2016 single by Clean Bandit

"Tears" is a song by English electronic group Clean Bandit, featuring English singer Louisa Johnson. It was released on 27 May 2016. It is the last single to feature Neil Amin-Smith as violinist after his departure. Clean Bandit and Johnson performed the song with 5 After Midnight during the finals of The X Factor on 10 December 2016. It was included on the deluxe edition of the band's second studio album, What Is Love?

==Background==
Jack Patterson said: "Tears is an epic trap-2step breakup ballad. I wrote it with Sam Romans at the piano, and over the course of a year, it has transformed from a simple piano tune into a mad beast of changing time signatures and feels. To me, Tears feels like a 1990s vision of a future breakup song."

==Music video==
Directed by band member Jack Patterson, the music video features Johnson and the band in a room with burning instruments with water on the floor. The video also features a snowy owl that was one of several who had previously played Hedwig in the Harry Potter films.
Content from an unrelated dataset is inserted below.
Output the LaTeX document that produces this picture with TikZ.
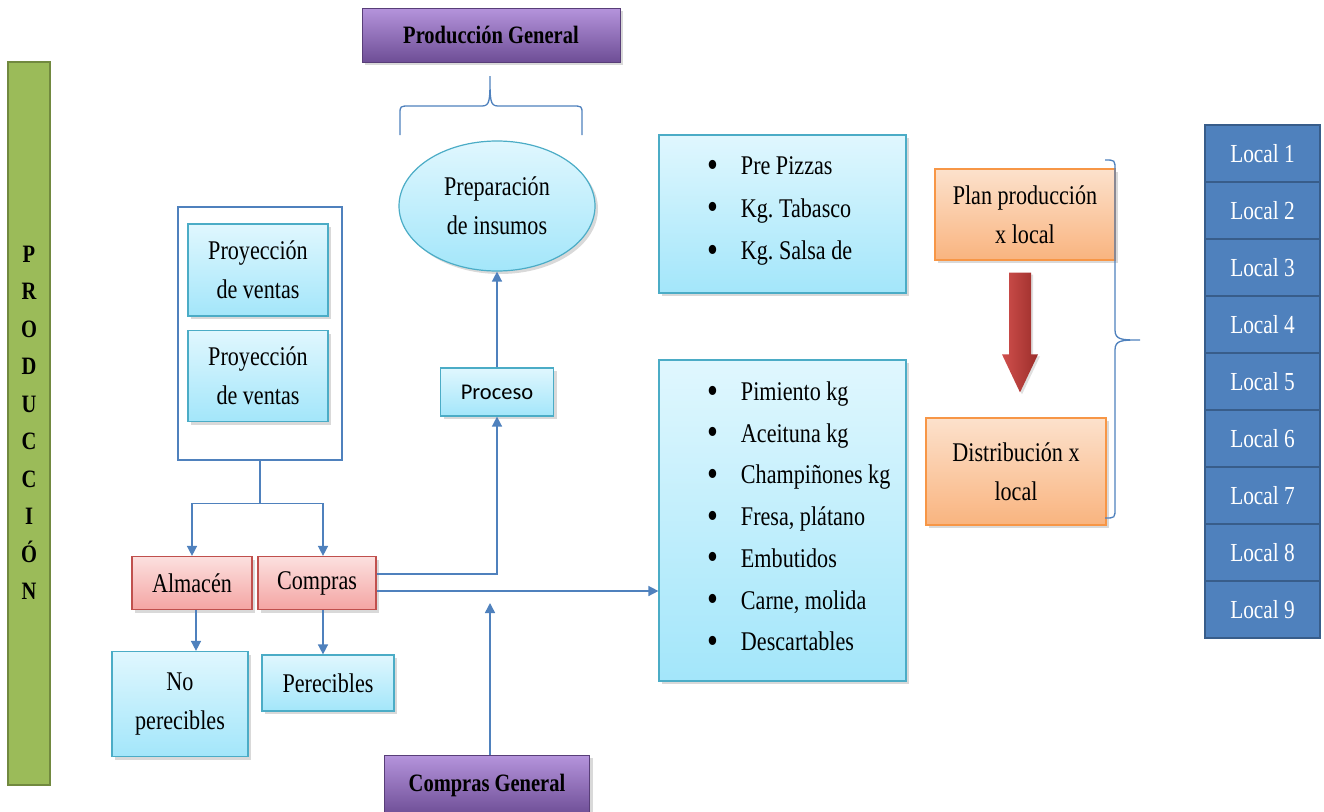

The video also features two dancers, Rhys Dennis and Kandaka Moore, which previously features on A+E.

==Track listing==

Digital download
| No. | Title | Length |
|---|---|---|
| 1. | "Tears" (featuring Louisa Johnson) | 3:45 |

Digital download - Acoustic Piano Version
| No. | Title | Length |
|---|---|---|
| 1. | "Tears" (featuring Louisa Johnson) | 3:43 |

Digital download - Acoustic Piano Version [Instrumental]
| No. | Title | Length |
|---|---|---|
| 1. | "Tears" (featuring Louisa Johnson) | 4:01 |

Digital download - 99 Souls Remix
| No. | Title | Length |
|---|---|---|
| 1. | "Tears" (featuring Louisa Johnson) | 3:38 |

Digital download - Cedric Gervais Remix
| No. | Title | Length |
|---|---|---|
| 1. | "Tears" (featuring Louisa Johnson) | 6:03 |

Digital download - Wideboys Remix
| No. | Title | Length |
|---|---|---|
| 1. | "Tears" (featuring Louisa Johnson) | 4:46 |
| 2. | "Tears (featuring Louisa Johnson)" (Radio Edit) | 3:14 |
| 3. | "Tears (featuring Louisa Johnson)" (Dub) | 4:58 |

==Charts and certifications==

===Weekly charts===

| Chart (2016) | Peak position |
|---|---|
| Argentina (Monitor Latino) | 12 |
| Belgium (Ultratip Bubbling Under Flanders) | 24 |
| Belgium (Ultratip Bubbling Under Wallonia) | 32 |
| Belgium Dance (Ultratop Flanders) | 19 |
| Belgium Dance (Ultratop Wallonia) | 38 |
| Czech Republic Airplay (ČNS IFPI) | 15 |
| Czech Republic Singles Digital (ČNS IFPI) | 74 |
| Germany (GfK) | 95 |
| Hungary (Dance Top 40) | 11 |
| Hungary (Rádiós Top 40) | 21 |
| Hungary (Single Top 40) | 6 |
| Ireland (IRMA) | 21 |
| Israel International Airplay (Media Forest) | 1 |
| Latvia (Latvijas Top 40) | 6 |
| Netherlands (Dutch Top 40) | 26 |
| Netherlands (Single Top 100) | 36 |
| Mexico Airplay (Billboard) | 8 |
| New Zealand Heatseekers (Recorded Music NZ) | 10 |
| Poland Airplay (ZPAV) | 45 |
| Romania (Airplay 100) | 37 |
| Scotland Singles (OCC) | 3 |
| Slovakia Singles Digital (ČNS IFPI) | 68 |
| Sweden (Sverigetopplistan) | 45 |
| UK Dance (OCC) | 3 |
| UK Singles (OCC) | 5 |
| US Hot Dance/Electronic Songs (Billboard) | 17 |

===Year-end charts===

| Chart (2016) | Position |
|---|---|
| Argentina (Monitor Latino) | 64 |
| Hungary (Dance Top 40) | 63 |
| Hungary (Single Top 40) | 55 |
| UK Singles (Official Charts Company) | 33 |
| US Hot Dance/Electronic Songs (Billboard) | 46 |

===Certifications===

| Region | Certification | Certified units/sales |
| Italy (FIMI) | Gold | 25,000^{‡} |
| New Zealand (RMNZ) | Gold | 15,000^{‡} |
| Poland (ZPAV) | Platinum | 50,000^{‡} |
| United Kingdom (BPI) | 2× Platinum | 1,200,000^{‡} |
^{‡} Sales+streaming figures based on certification alone.